[Task]
Restate exactly the lines that run from the start of the records below to the line containing "from matplotlib.ticker import", counting both ends, and nothing else; pictures stay out.

# # #

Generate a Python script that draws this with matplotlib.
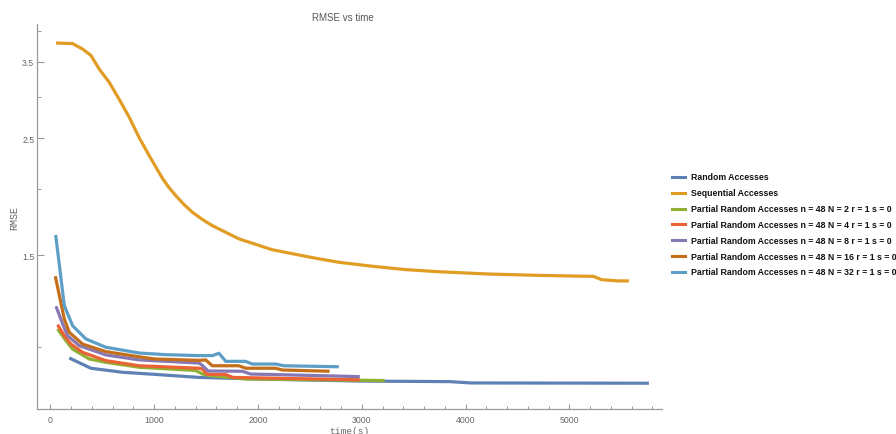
import matplotlib
matplotlib.use("Agg")
import matplotlib.pyplot as plt
from matplotlib.lines import Line2D
from matplotlib.ticker import FixedLocator, NullFormatter, FixedFormatter

# ---------------- data ----------------
series_names = [
    "Random Accesses",
    "Sequential Accesses",
    "Partial Random Accesses n = 48 N = 2 r = 1 s = 0",
    "Partial Random Accesses n = 48 N = 4 r = 1 s = 0",
    "Partial Random Accesses n = 48 N = 8 r = 1 s = 0",
    "Partial Random Accesses n = 48 N = 16 r = 1 s = 0",
    "Partial Random Accesses n = 48 N = 32 r = 1 s = 0",
]

t_rand = [183, 391, 695, 1000, 1433, 2000, 3000, 3850, 4050, 5766]
v_rand = [0.955, 0.913, 0.897, 0.889, 0.877, 0.871, 0.863, 0.861, 0.856, 0.855]

t_seq = [55, 215, 311, 391, 471, 567, 663, 760, 856, 952, 1020, 1080, 1140, 1209, 1290, 1368,
         1461, 1561, 1817, 2138, 2555, 2779, 3099, 3420, 3740, 4221, 4702, 5022,
         5231, 5311, 5471, 5574]
v_seq = [3.80, 3.79, 3.70, 3.60, 3.39, 3.20, 2.97, 2.745, 2.51, 2.32, 2.20, 2.10, 2.02,
         1.946, 1.87, 1.81, 1.755, 1.706, 1.61, 1.535, 1.479, 1.453, 1.428, 1.407, 1.394,
         1.380, 1.372, 1.368, 1.366, 1.346, 1.339, 1.339]

t_n2 = [70, 151, 215, 375, 535, 856, 1400, 1469, 1533, 1885, 3221]
v_n2 = [1.085, 1.030, 0.993, 0.951, 0.937, 0.917, 0.904, 0.890, 0.884, 0.871, 0.865]

t_n4 = [70, 135, 199, 311, 535, 856, 1433, 1465, 1510, 1690, 1760, 2981]
v_n4 = [1.105, 1.053, 1.015, 0.979, 0.944, 0.923, 0.913, 0.910, 0.889, 0.888, 0.877, 0.868]

t_n8 = [55, 119, 167, 279, 535, 856, 1433, 1460, 1520, 1850, 1930, 2170, 2981]
v_n8 = [1.198, 1.109, 1.053, 1.008, 0.968, 0.947, 0.934, 0.926, 0.902, 0.901, 0.890, 0.888, 0.880]

t_n16 = [48, 135, 183, 311, 535, 856, 1000, 1433, 1497, 1561, 1817, 1882, 2170, 2234, 2690]
v_n16 = [1.367, 1.133, 1.069, 1.015, 0.982, 0.960, 0.951, 0.945, 0.947, 0.923, 0.923,
         0.913, 0.913, 0.906, 0.901]

t_n32 = [52, 135, 215, 343, 535, 856, 1112, 1433, 1561, 1625, 1690, 1882, 1946, 2170, 2250, 2779]
v_n32 = [1.638, 1.201, 1.100, 1.038, 1.001, 0.976, 0.969, 0.965, 0.965, 0.975, 0.941,
         0.941, 0.930, 0.930, 0.923, 0.919]

x_major_ticks = [0, 1000, 2000, 3000, 4000, 5000]
y_major_ticks = [1.5, 2.5, 3.5]
y_major_labels = ["1.5", "2.5", "3.5"]
y_minor_ticks = [1.0, 2.0, 3.0, 4.0]

colors = ["#5E81B5", "#E19C24", "#8FB032", "#EB6235", "#8778B3", "#C56E1A", "#5D9EC7"]

# ---------------- figure ----------------
W, H = 896, 435
fig = plt.figure(figsize=(W / 100, H / 100), dpi=100)
ax = fig.add_axes([37 / W, 1 - 410 / H, (662 - 37) / W, (410 - 25) / H])

all_t = [t_rand, t_seq, t_n2, t_n4, t_n8, t_n16, t_n32]
all_v = [v_rand, v_seq, v_n2, v_n4, v_n8, v_n16, v_n32]
for t, v, c in zip(all_t, all_v, colors):
    ax.plot(t, v, color=c, lw=2.3, solid_joinstyle="round", solid_capstyle="butt")

ax.set_yscale("log")
ax.set_xlim(-128, 5892)
ax.set_ylim(0.7636, 4.13)

axis_col = "#9a9a9a"
label_col = "#666666"
for s in ["top", "right"]:
    ax.spines[s].set_visible(False)
for s in ["left", "bottom"]:
    ax.spines[s].set_color(axis_col)
    ax.spines[s].set_linewidth(0.9)

ax.xaxis.set_major_locator(FixedLocator(x_major_ticks))
ax.xaxis.set_minor_locator(FixedLocator([m for m in range(200, 5801, 200) if m % 1000 != 0]))
ax.yaxis.set_major_locator(FixedLocator(y_major_ticks))
ax.yaxis.set_major_formatter(FixedFormatter(y_major_labels))
ax.yaxis.set_minor_locator(FixedLocator(y_minor_ticks))
ax.yaxis.set_minor_formatter(NullFormatter())

font = "Liberation Sans"
ax.tick_params(axis="x", which="major", direction="in", length=3.5, width=0.8,
               color=axis_col, labelcolor=label_col, labelsize=6.3, pad=4)
ax.tick_params(axis="x", which="minor", direction="in", length=2, width=0.7, color=axis_col)
ax.tick_params(axis="y", which="major", direction="in", length=5, width=0.8,
               color=axis_col, labelcolor=label_col, labelsize=6.3, pad=2)
ax.tick_params(axis="y", which="minor", direction="in", length=3, width=0.7, color=axis_col)
for lab in ax.get_xticklabels() + ax.get_yticklabels():
    lab.set_fontfamily(font)

# title and axis labels
fig.text(343 / W, 1 - 18 / H, "RMSE vs time", ha="center", va="center",
         fontsize=7, color="#555555", family=font)
fig.text(349 / W, 1 - 432 / H, "time(s)", ha="center", va="center",
         fontsize=6.8, color=label_col, family="Liberation Mono")
fig.text(14 / W, 1 - 218 / H, "RMSE", ha="center", va="center", rotation=90,
         fontsize=7.2, color=label_col, family="Liberation Mono")

# legend (manual)
for i, (name, c) in enumerate(zip(series_names, colors)):
    yy = 1 - (178 + i * 15.8) / H
    fig.add_artist(Line2D([672 / W, 685 / W], [yy, yy], color=c, lw=2.2,
                          transform=fig.transFigure))
    fig.text(691 / W, yy, name, ha="left", va="center", fontsize=6.3,
             fontweight="bold", color="#111111", family=font)

fig.savefig("out.png", dpi=100)
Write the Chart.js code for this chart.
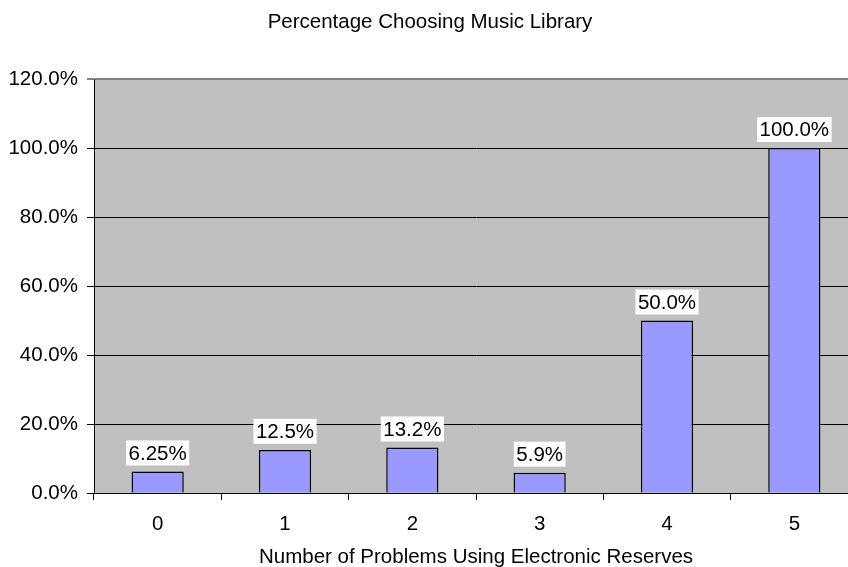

# # #

[Task response]
Generate a Python script that draws this with matplotlib.
import matplotlib
matplotlib.use("Agg")
import matplotlib.pyplot as plt
from matplotlib.lines import Line2D
from matplotlib.ticker import FixedLocator, NullFormatter, FixedFormatter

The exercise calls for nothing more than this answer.